GOAL: Your task is to locate every line holding the string "Python" and to copy each of them.

━━ RECORDS TO PROCESS

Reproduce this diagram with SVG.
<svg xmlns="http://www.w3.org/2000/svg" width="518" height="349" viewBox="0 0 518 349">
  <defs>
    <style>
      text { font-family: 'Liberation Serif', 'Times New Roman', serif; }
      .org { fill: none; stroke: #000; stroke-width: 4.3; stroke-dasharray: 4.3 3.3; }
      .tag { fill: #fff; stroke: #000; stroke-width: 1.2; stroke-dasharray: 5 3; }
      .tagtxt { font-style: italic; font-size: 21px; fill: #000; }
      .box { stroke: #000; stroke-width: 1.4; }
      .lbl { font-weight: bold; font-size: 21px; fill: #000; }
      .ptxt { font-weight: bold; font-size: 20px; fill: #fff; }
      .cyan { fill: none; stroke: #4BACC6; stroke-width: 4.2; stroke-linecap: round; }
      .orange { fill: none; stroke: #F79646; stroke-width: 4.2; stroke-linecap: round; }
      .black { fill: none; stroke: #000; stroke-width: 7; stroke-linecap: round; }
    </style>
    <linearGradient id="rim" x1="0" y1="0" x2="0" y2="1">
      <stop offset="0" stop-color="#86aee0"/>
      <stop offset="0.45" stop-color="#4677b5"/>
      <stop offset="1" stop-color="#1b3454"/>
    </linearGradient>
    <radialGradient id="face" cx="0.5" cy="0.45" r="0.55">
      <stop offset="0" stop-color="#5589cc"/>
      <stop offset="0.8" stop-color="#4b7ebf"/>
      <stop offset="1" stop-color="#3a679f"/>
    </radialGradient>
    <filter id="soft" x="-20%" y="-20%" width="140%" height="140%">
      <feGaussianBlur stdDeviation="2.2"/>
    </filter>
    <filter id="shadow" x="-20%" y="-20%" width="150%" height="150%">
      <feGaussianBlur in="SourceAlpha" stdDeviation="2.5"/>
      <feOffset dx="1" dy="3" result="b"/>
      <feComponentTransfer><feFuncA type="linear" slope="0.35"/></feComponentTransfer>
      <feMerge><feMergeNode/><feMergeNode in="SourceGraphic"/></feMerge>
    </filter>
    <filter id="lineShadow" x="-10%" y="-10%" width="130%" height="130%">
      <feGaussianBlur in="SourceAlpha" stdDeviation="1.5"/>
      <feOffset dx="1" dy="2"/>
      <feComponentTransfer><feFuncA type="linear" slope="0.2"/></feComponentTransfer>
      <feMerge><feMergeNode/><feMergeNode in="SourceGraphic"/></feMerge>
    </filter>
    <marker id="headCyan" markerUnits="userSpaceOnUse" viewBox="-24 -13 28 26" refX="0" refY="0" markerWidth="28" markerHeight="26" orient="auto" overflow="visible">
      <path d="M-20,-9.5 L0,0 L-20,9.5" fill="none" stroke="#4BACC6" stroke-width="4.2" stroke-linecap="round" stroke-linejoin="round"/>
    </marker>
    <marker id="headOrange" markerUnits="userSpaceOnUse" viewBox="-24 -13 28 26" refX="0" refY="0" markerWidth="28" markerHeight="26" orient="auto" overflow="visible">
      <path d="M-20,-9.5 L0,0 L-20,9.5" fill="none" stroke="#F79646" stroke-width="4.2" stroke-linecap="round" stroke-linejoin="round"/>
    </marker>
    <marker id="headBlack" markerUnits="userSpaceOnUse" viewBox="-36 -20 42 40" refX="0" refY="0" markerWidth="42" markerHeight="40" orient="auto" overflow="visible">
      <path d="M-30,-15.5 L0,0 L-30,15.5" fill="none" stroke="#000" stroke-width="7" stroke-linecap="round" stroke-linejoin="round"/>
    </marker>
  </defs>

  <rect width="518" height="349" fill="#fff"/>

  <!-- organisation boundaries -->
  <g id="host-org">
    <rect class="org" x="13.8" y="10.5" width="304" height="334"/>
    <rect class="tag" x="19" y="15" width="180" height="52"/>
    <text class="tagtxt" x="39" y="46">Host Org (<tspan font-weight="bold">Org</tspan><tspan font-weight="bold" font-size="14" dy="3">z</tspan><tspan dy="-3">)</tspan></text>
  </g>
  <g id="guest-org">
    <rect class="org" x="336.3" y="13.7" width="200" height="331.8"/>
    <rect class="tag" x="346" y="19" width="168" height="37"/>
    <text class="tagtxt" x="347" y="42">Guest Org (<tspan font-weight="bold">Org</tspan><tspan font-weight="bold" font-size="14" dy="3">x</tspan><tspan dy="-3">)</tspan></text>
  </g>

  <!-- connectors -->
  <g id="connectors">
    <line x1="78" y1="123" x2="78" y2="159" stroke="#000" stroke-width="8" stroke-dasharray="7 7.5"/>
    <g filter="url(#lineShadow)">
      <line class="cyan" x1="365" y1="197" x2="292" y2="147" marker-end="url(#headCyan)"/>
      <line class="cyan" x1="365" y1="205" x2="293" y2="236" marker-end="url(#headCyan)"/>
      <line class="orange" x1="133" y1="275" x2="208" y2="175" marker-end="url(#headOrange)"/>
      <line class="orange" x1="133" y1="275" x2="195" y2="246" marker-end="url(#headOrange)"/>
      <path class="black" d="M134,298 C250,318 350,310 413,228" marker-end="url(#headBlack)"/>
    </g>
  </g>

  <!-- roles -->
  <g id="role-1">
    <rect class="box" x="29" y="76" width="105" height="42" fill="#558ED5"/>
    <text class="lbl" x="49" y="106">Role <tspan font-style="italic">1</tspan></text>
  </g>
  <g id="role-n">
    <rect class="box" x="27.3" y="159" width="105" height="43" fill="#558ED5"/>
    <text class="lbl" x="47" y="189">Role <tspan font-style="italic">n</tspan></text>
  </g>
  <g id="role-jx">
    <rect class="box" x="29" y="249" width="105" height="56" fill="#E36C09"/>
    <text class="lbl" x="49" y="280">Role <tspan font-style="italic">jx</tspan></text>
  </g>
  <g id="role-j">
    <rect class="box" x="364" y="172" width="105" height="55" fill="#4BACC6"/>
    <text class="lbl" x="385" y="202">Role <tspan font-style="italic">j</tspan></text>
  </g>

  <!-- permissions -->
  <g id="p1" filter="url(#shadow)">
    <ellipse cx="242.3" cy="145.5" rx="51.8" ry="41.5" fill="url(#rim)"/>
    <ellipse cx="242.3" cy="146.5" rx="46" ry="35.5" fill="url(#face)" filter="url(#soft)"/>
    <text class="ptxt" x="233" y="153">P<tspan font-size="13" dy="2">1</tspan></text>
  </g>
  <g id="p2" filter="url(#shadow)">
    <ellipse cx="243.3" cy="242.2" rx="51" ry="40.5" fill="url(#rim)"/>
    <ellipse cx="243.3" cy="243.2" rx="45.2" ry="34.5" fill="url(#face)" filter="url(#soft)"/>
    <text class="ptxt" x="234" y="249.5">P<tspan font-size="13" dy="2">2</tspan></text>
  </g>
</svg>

━━━━
━━ RECORDS TO PROCESS

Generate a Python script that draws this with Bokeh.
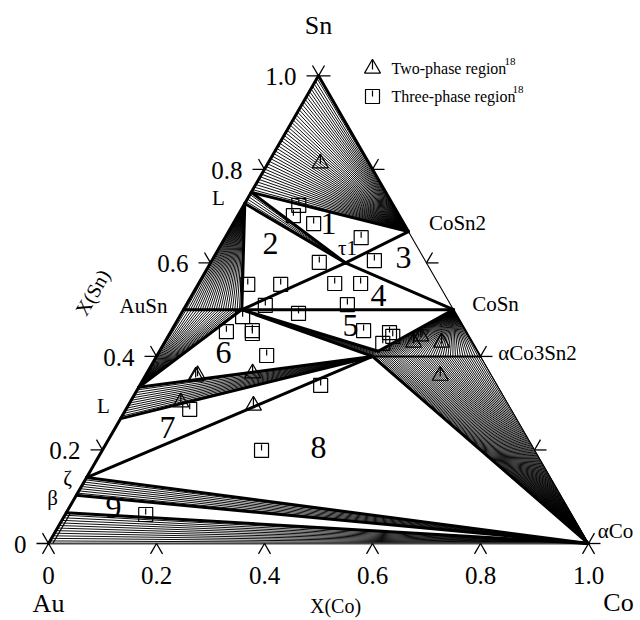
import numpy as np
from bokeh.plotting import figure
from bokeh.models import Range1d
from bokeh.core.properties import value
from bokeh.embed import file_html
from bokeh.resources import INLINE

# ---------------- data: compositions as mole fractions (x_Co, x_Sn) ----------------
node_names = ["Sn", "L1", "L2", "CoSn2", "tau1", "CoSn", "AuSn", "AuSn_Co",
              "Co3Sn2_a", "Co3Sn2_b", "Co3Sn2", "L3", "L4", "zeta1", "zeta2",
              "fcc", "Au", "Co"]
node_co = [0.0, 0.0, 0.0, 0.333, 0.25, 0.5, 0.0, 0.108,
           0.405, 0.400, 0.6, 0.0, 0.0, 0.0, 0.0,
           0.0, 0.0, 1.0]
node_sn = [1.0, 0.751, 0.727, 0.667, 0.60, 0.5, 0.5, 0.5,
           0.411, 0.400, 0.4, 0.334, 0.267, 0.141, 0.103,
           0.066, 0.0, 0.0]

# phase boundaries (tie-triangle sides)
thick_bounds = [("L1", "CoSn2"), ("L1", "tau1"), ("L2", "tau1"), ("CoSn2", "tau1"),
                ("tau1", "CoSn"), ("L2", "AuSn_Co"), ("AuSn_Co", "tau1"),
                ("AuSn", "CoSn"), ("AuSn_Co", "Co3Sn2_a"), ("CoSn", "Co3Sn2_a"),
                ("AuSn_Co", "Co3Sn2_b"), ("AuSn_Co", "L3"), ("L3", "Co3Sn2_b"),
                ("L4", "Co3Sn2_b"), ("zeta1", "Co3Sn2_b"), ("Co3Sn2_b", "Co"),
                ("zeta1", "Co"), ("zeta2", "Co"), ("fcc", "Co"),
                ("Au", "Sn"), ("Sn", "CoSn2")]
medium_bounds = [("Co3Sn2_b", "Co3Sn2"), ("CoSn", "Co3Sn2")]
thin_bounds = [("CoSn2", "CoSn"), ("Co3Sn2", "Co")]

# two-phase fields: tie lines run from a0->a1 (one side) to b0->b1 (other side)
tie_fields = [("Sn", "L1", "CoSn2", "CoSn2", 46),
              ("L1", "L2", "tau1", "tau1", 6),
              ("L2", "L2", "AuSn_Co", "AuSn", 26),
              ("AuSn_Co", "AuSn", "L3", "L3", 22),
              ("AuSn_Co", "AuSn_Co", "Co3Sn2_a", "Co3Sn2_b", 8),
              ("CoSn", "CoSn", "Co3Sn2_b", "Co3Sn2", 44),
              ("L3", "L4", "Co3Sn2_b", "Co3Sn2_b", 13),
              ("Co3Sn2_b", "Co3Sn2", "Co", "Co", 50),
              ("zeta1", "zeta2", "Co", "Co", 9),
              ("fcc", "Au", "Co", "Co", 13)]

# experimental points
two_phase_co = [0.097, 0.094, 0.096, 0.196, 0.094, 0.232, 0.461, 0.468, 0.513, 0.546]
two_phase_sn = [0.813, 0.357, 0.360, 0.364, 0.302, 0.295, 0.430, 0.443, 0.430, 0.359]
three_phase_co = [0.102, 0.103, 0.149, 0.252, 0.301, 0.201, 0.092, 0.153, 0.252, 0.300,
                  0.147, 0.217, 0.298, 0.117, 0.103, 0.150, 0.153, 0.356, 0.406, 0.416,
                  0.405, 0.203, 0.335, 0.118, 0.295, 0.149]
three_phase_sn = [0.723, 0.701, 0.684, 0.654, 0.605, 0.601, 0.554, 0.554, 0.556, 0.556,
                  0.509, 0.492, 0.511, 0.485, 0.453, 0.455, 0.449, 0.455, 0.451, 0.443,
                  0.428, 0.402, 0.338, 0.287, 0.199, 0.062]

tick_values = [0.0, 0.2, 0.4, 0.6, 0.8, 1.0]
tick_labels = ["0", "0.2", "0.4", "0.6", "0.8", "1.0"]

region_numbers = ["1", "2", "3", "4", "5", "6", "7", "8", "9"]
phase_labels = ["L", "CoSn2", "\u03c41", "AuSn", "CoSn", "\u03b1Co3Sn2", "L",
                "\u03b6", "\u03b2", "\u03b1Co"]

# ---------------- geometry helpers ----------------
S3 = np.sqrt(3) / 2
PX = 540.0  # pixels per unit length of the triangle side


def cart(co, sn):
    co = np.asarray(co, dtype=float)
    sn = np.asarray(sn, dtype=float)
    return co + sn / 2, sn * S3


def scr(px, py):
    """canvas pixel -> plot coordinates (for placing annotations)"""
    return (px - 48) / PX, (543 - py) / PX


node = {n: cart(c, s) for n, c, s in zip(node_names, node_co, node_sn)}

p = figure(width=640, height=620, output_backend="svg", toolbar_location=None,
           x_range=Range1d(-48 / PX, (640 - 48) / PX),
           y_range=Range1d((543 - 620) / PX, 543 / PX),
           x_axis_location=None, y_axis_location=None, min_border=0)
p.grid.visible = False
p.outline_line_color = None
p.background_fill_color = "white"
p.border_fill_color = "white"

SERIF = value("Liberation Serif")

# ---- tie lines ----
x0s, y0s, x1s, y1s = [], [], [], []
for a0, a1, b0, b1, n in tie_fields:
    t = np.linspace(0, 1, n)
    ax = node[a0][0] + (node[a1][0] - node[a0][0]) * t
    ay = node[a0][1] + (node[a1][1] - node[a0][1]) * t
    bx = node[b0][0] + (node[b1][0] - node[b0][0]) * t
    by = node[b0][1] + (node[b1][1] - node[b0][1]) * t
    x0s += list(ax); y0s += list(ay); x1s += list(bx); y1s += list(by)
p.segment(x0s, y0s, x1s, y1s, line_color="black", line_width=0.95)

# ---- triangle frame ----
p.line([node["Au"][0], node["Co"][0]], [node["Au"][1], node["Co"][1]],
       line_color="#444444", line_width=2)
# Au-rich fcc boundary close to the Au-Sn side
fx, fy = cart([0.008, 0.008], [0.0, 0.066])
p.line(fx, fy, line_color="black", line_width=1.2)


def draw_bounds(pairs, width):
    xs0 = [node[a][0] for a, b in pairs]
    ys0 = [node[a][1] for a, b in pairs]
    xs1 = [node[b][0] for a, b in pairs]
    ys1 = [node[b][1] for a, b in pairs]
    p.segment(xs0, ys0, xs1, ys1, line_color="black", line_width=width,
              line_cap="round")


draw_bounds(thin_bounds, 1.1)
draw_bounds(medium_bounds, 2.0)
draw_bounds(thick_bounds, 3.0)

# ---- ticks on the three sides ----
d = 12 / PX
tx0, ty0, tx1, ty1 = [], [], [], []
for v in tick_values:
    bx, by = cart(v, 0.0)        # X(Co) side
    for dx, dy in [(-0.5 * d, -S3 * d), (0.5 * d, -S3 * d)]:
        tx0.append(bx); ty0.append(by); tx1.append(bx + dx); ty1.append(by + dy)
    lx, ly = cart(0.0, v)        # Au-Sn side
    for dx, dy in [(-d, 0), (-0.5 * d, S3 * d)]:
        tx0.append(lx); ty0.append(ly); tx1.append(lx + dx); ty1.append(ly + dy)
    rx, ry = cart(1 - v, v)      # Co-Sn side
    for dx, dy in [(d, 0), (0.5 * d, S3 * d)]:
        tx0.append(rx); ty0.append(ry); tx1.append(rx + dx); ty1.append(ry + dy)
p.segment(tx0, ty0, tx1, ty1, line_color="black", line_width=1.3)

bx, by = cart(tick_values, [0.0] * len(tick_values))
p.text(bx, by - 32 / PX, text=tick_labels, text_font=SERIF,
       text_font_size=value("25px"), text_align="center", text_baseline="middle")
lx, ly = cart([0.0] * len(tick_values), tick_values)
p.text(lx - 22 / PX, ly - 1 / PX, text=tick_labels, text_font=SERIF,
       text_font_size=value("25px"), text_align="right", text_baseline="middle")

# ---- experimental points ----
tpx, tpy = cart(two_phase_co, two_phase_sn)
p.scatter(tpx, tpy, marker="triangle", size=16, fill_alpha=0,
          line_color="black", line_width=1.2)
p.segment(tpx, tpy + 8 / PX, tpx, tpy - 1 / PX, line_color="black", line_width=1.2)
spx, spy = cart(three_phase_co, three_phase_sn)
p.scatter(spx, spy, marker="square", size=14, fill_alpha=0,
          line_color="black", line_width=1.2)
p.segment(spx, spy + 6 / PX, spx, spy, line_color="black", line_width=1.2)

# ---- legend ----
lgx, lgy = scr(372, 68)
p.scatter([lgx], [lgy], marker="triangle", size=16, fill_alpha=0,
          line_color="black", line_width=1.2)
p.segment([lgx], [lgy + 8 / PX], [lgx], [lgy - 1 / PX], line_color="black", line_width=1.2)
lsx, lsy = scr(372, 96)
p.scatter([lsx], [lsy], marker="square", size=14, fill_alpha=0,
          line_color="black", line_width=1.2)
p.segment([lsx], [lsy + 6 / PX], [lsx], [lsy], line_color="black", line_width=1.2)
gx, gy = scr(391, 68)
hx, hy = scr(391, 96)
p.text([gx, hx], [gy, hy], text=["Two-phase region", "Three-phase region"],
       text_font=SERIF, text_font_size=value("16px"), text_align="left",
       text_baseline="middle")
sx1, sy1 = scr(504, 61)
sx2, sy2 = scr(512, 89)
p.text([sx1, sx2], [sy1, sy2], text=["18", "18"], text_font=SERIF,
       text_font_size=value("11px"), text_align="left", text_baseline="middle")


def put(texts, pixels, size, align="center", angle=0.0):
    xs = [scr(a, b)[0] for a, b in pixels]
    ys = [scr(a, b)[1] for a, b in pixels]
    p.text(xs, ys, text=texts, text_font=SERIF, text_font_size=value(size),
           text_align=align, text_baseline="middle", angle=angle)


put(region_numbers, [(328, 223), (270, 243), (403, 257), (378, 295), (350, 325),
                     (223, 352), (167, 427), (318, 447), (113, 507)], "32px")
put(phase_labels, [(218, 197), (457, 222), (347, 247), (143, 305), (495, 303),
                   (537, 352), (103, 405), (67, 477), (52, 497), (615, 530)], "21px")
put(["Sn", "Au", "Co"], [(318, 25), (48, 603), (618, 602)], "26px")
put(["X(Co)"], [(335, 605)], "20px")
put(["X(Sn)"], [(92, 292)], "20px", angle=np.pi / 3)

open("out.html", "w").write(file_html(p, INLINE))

━━━━
━━ RECORDS TO PROCESS

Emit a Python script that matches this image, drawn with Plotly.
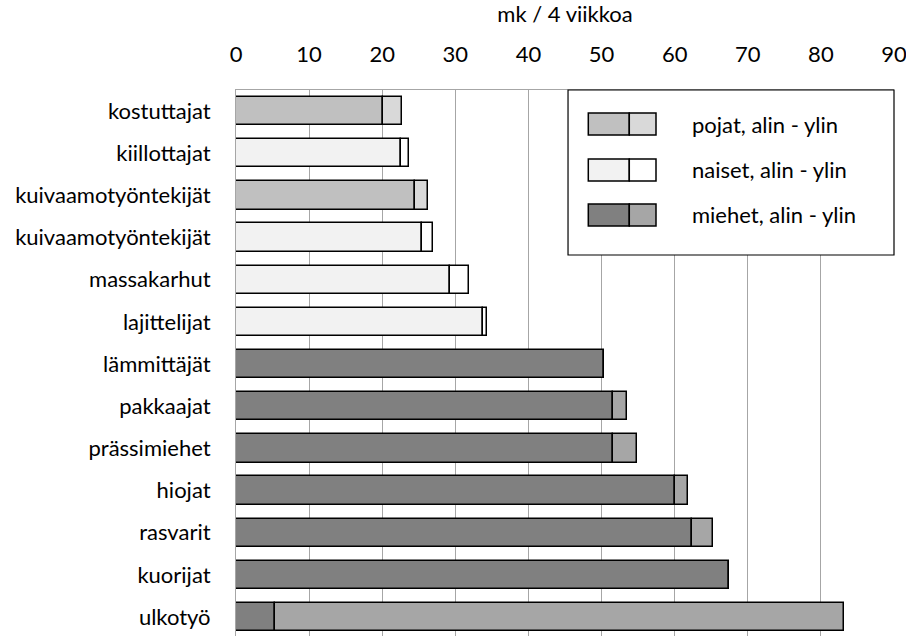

━━━━

EXERCISE OUTPUT:
Generate a Python script that draws this with Bokeh.
Emit a Python script that matches this image, drawn with Plotly.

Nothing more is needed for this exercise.